THERE are problems in paradise.

In Hawaii the tropical sun still shines brightly while the trade winds riffle through the palm trees, the beaches are still exquisite, the islands are still a mecca for surfers, and a mixture of peoples from all over Polynesia make this one of the most attractive regions in the world to visit.

But beneath the surface, problems loom.

One is caused by the advent of the wide-body jetliner. With the shorter-range planes of the past, a stopover in Hawaii was almost mandatory for any trans-Pacific traveler. That brought business and projection of Hawaii's image, sometimes persuading corporations to make Hawaii the hub of their Pacific and Asian operations. But today, Hawaii is no longer the crossroads of the Pacific. A traveler can fly from Los Angeles to Tokyo without stopping in Hawaii for refueling; indeed it is a diversion from the most direct routes.

Thus a variety of US businesses that used to maintain regional offices in Hawaii have pulled out. One took the entire staff back to New York on grounds it was more efficient, and a lot cheaper given Hawaii's high living costs, to cover Asia from Manhattan.

Similarly, one airline after another has dropped service in and out of Hawaii or has cut back the frequency of flights. While US airlines fly plane loads of tourists to Hawaii from the mainland and back, fewer and fewer fly on from Hawaii to Asia.

With great beauty but no natural resources, another of Hawaii's problems is that it has become overly dependent on tourism. Various surveys have tried to move Hawaii in the direction of aqua-farming, or the manufacture of small, specialty products that could be shipped cheaply around the world, or as a center of high technology. But Hawaii has been unable to discover the kind of niche that has propelled some other territories lacking natural resources, like Singapore and Hong Kong, into prosperity.

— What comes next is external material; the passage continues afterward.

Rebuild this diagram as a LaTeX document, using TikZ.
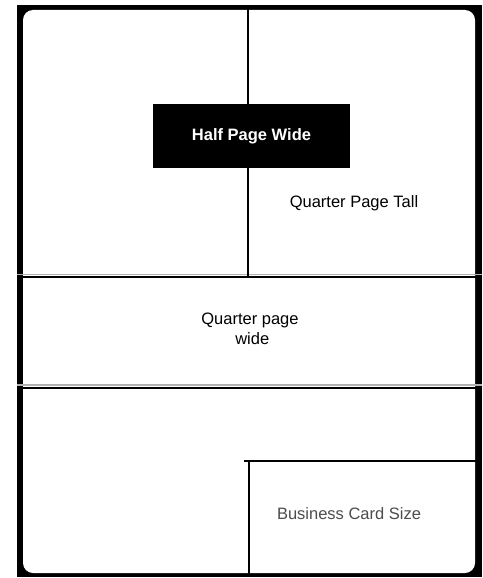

This dependence on tourism makes Hawaii especially vulnerable in times of recession, when the tourist flow from the American mainland and Japan declines sharply.

Sensitivity to the importance of tourism has political ramifications. Hawaii is a liberal state with a Polynesian live-and-let-live attitude about many social issues. Recently the legislature has been debating legalization of same-sex marriage, which some legislators think might attract homosexuals to Hawaii. They have been pondering the negative impact of such a possible inflow on the more conservative tourist stream.

At the very core of politics in Hawaii today, however, is a move toward ``sovereignty,'' although that means different things to different people. To a small majority it means secession from the Union. To others it means establishing for native Hawaiians something like the mainland reservations for native Americans. To still others it means recompense from the federal government for lands annexed after the overthrow of Queen Lili'uokalani and the Hawaiian royal house in 1893.

The sovereignty issue is fueled by a quest for lost cultural identity, and a surge of Hawaiian nationalism in turn fueled by the adverse conditions under which many native Hawaiians live. The number of pure Hawaiians is a few thousand, but around 200,000 have some native Hawaiian ancestry; they make up about 18 percent of the population. Statistics show they lag in health, education, housing, and earning capacity, compared with other island groups.

No serious observer believes that the sovereignty debate will result in the secession of Hawaii, or even part of it, from the United States. If Hawaii has economic problems now, how would a sovereign Hawaiian nation support itself economically? But substantial support exists for some kind of compensation for the overthrow of the monarchy.

It is all part of a critical self-examination of Hawaii's role in a changing world.